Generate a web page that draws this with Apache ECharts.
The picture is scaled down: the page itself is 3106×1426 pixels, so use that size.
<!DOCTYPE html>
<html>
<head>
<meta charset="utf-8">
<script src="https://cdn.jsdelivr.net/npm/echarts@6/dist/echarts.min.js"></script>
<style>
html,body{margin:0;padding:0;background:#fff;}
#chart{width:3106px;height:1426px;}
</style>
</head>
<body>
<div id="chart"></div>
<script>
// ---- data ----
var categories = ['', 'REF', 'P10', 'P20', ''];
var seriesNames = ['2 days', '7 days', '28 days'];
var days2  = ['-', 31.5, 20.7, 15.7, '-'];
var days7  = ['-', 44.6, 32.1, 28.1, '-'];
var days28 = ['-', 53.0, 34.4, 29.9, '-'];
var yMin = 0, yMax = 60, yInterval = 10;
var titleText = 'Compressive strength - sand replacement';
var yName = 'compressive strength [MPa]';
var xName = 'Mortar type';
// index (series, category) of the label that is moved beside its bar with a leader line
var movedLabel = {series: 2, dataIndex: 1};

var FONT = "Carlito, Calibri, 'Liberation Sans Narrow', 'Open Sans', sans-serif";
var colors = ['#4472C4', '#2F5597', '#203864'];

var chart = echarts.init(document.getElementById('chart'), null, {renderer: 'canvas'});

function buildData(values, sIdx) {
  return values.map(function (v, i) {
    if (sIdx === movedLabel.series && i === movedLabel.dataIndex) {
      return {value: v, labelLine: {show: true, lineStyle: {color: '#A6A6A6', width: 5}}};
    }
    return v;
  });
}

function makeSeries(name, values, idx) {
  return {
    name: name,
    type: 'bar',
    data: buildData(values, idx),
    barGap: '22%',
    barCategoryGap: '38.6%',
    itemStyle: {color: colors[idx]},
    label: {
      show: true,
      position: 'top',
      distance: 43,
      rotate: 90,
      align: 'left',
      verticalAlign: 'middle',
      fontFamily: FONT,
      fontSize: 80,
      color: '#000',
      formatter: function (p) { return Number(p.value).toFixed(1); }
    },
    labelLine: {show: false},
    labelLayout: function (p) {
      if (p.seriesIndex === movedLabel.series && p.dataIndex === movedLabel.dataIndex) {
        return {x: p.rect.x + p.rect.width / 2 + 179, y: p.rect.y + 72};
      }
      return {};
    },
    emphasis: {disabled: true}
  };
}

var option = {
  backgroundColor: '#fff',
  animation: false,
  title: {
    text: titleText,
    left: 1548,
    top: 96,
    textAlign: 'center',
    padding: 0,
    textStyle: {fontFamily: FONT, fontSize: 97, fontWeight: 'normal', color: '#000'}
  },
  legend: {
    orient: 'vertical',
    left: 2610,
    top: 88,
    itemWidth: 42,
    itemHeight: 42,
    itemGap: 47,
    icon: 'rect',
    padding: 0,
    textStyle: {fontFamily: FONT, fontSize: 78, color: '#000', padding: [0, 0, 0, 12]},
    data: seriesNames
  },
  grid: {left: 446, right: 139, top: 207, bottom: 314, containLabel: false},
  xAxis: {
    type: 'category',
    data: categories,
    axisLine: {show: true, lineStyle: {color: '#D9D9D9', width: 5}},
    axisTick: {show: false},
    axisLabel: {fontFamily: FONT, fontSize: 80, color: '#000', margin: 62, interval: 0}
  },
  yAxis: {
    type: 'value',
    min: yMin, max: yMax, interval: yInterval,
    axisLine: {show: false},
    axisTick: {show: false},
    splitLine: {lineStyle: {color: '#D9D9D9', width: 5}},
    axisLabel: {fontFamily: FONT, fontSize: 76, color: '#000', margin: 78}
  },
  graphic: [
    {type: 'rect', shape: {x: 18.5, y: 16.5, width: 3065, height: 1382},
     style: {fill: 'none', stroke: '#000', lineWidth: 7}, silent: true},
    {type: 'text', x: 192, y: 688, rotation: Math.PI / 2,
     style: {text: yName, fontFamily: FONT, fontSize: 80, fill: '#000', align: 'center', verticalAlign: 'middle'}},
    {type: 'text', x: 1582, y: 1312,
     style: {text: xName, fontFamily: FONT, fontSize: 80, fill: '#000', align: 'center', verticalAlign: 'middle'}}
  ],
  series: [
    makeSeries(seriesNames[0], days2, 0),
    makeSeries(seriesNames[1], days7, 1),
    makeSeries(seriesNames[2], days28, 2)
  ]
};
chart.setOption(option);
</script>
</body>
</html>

----

**Job:** Retype the material in full, character for character.

**Response to the task:**
Generate a web page that draws this with Apache ECharts.
The picture is scaled down: the page itself is 3106×1426 pixels, so use that size.
<!DOCTYPE html>
<html>
<head>
<meta charset="utf-8">
<script src="https://cdn.jsdelivr.net/npm/echarts@6/dist/echarts.min.js"></script>
<style>
html,body{margin:0;padding:0;background:#fff;}
#chart{width:3106px;height:1426px;}
</style>
</head>
<body>
<div id="chart"></div>
<script>
// ---- data ----
var categories = ['', 'REF', 'P10', 'P20', ''];
var seriesNames = ['2 days', '7 days', '28 days'];
var days2  = ['-', 31.5, 20.7, 15.7, '-'];
var days7  = ['-', 44.6, 32.1, 28.1, '-'];
var days28 = ['-', 53.0, 34.4, 29.9, '-'];
var yMin = 0, yMax = 60, yInterval = 10;
var titleText = 'Compressive strength - sand replacement';
var yName = 'compressive strength [MPa]';
var xName = 'Mortar type';
// index (series, category) of the label that is moved beside its bar with a leader line
var movedLabel = {series: 2, dataIndex: 1};

var FONT = "Carlito, Calibri, 'Liberation Sans Narrow', 'Open Sans', sans-serif";
var colors = ['#4472C4', '#2F5597', '#203864'];

var chart = echarts.init(document.getElementById('chart'), null, {renderer: 'canvas'});

function buildData(values, sIdx) {
  return values.map(function (v, i) {
    if (sIdx === movedLabel.series && i === movedLabel.dataIndex) {
      return {value: v, labelLine: {show: true, lineStyle: {color: '#A6A6A6', width: 5}}};
    }
    return v;
  });
}

function makeSeries(name, values, idx) {
  return {
    name: name,
    type: 'bar',
    data: buildData(values, idx),
    barGap: '22%',
    barCategoryGap: '38.6%',
    itemStyle: {color: colors[idx]},
    label: {
      show: true,
      position: 'top',
      distance: 43,
      rotate: 90,
      align: 'left',
      verticalAlign: 'middle',
      fontFamily: FONT,
      fontSize: 80,
      color: '#000',
      formatter: function (p) { return Number(p.value).toFixed(1); }
    },
    labelLine: {show: false},
    labelLayout: function (p) {
      if (p.seriesIndex === movedLabel.series && p.dataIndex === movedLabel.dataIndex) {
        return {x: p.rect.x + p.rect.width / 2 + 179, y: p.rect.y + 72};
      }
      return {};
    },
    emphasis: {disabled: true}
  };
}

var option = {
  backgroundColor: '#fff',
  animation: false,
  title: {
    text: titleText,
    left: 1548,
    top: 96,
    textAlign: 'center',
    padding: 0,
    textStyle: {fontFamily: FONT, fontSize: 97, fontWeight: 'normal', color: '#000'}
  },
  legend: {
    orient: 'vertical',
    left: 2610,
    top: 88,
    itemWidth: 42,
    itemHeight: 42,
    itemGap: 47,
    icon: 'rect',
    padding: 0,
    textStyle: {fontFamily: FONT, fontSize: 78, color: '#000', padding: [0, 0, 0, 12]},
    data: seriesNames
  },
  grid: {left: 446, right: 139, top: 207, bottom: 314, containLabel: false},
  xAxis: {
    type: 'category',
    data: categories,
    axisLine: {show: true, lineStyle: {color: '#D9D9D9', width: 5}},
    axisTick: {show: false},
    axisLabel: {fontFamily: FONT, fontSize: 80, color: '#000', margin: 62, interval: 0}
  },
  yAxis: {
    type: 'value',
    min: yMin, max: yMax, interval: yInterval,
    axisLine: {show: false},
    axisTick: {show: false},
    splitLine: {lineStyle: {color: '#D9D9D9', width: 5}},
    axisLabel: {fontFamily: FONT, fontSize: 76, color: '#000', margin: 78}
  },
  graphic: [
    {type: 'rect', shape: {x: 18.5, y: 16.5, width: 3065, height: 1382},
     style: {fill: 'none', stroke: '#000', lineWidth: 7}, silent: true},
    {type: 'text', x: 192, y: 688, rotation: Math.PI / 2,
     style: {text: yName, fontFamily: FONT, fontSize: 80, fill: '#000', align: 'center', verticalAlign: 'middle'}},
    {type: 'text', x: 1582, y: 1312,
     style: {text: xName, fontFamily: FONT, fontSize: 80, fill: '#000', align: 'center', verticalAlign: 'middle'}}
  ],
  series: [
    makeSeries(seriesNames[0], days2, 0),
    makeSeries(seriesNames[1], days7, 1),
    makeSeries(seriesNames[2], days28, 2)
  ]
};
chart.setOption(option);
</script>
</body>
</html>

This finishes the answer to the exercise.